Reflexo


Não me recordo bem qual foi o dia em que me dei conta que odiava minha mãe. Não sei se por tudo que ela representa, se por tudo que deixou de fazer e eu achava que deveria ser feito, se pela sua imensa ignorância acerca de tudo que me era relevante, se pela suprema subserviência com a qual fingia atender a todos, se pela malévola mania de manipular todos a sua volta, sempre com uma lágrima pronta para rolar e enternecer o coração do filho mais frágil, criando a discórdia.

Minha mãe era uma política isso sim! O controle era tudo o que ela queria. O controle que não teve quando moça e foi obrigada a se casar para deixar de ser um fardo para meus avós. Entre encenações e maquinações das quais nenhum de nós tinha conhecimento, ela traçava seus planos sempre passando por cima dos meios para chegar a seus fins. Mais tarde eu chegaria a dizer que isso a enquadrava como sociopata, afirmação esta que não foi muito bem recebida. Não seria todo político nato um sociopata?

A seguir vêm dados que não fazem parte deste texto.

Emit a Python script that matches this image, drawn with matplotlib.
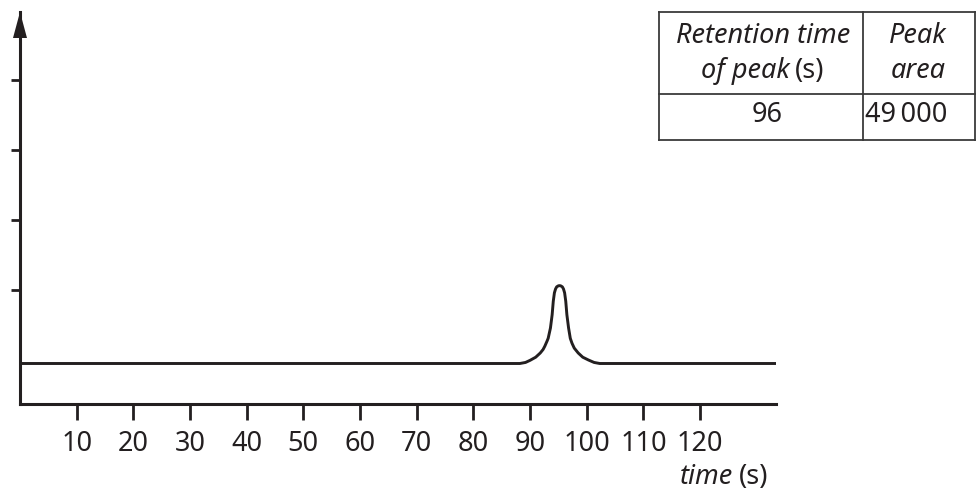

Dizem que em certo momento temos que ‘enterrar’ nossos pais metaforicamente para que possamos seguir com a vida e criar nossas próprias histórias. Não sei até que ponto isso é verdade, mas sei que no meu caso só consegui me ver como um ser autônomo e independente quando passei a odiar ou ao menos desprezar os vínculos familiares.

Nunca me senti confortável em minha família e isso também atribuo à ela, já que era ela sua pedra angular, mantendo unidas diversas rochas diferentes em um arco tortuoso que mal se sustentava de pé. Sempre tive a sensação de que estava em um lugar no qual eu não cabia. Nada podia me tirar aquela sensação de uma princesa nada delicada, que calça número 40 mas que a todo momento tenta se convencer de que é capaz de apertar os limites de seu pé até que ele caiba em um sapato de vidro barato de ordinário número 36.

Eu poderia descrever mil e uma passagens onde hoje me vejo como vítima da matriarca e das situações mirabolantes que ela criava com sua astúcia de rapina. Mas tais recordações se desvanecem em uma vergonha que me impediria até mesmo de escreve-las aqui, onde tudo é permitido. De tanto vê-la ‘vítima’, não me permito tal papel, nem mesmo quando a ele faço jus. Acho que este seja o seu mais nefasto legado.

Só digo que odeio. Não quero conversa. Não quero telefonemas. Não quero proximidade. A simples ideia de um abraço me revolta o estomago e me faz querer correr para o local mais longe possível. A recordação de sua voz me faz desejar a surdez ou escutar um funk daqueles que faria corar a mais indecorosa das putas.

Pode ser que tudo isso seja fruto de uma imaturidade que permanece. Provavelmente é o que qualquer pessoa que leia isso vai pensar. Eu penso isso com frequência, mas o fato permanece o mesmo bem como a falta de vontade de tornar a vê-la.

Me pergunto se amanhã será a vez de minha filha buscar alívio em uma escrita rota para solucionar as aflições que eu causei ou as que eu deixei de amparar. Será que ela vai se valer de um pedaço de papel, ainda que virtual, para me culpar por todas as dúvidas que possui, os ‘nãos’ que não consegue dizer ou os amores que não conseguiu cultivar?

Odeio. Odeio e é só. E momento em que eu mais a odeio — odeio com todas as minhas forças — é quando olho espelho e vejo em mim o seu reflexo. De tudo o que sou, ela é a parte que grita mais alto e que faz de mim tudo o que eu sou.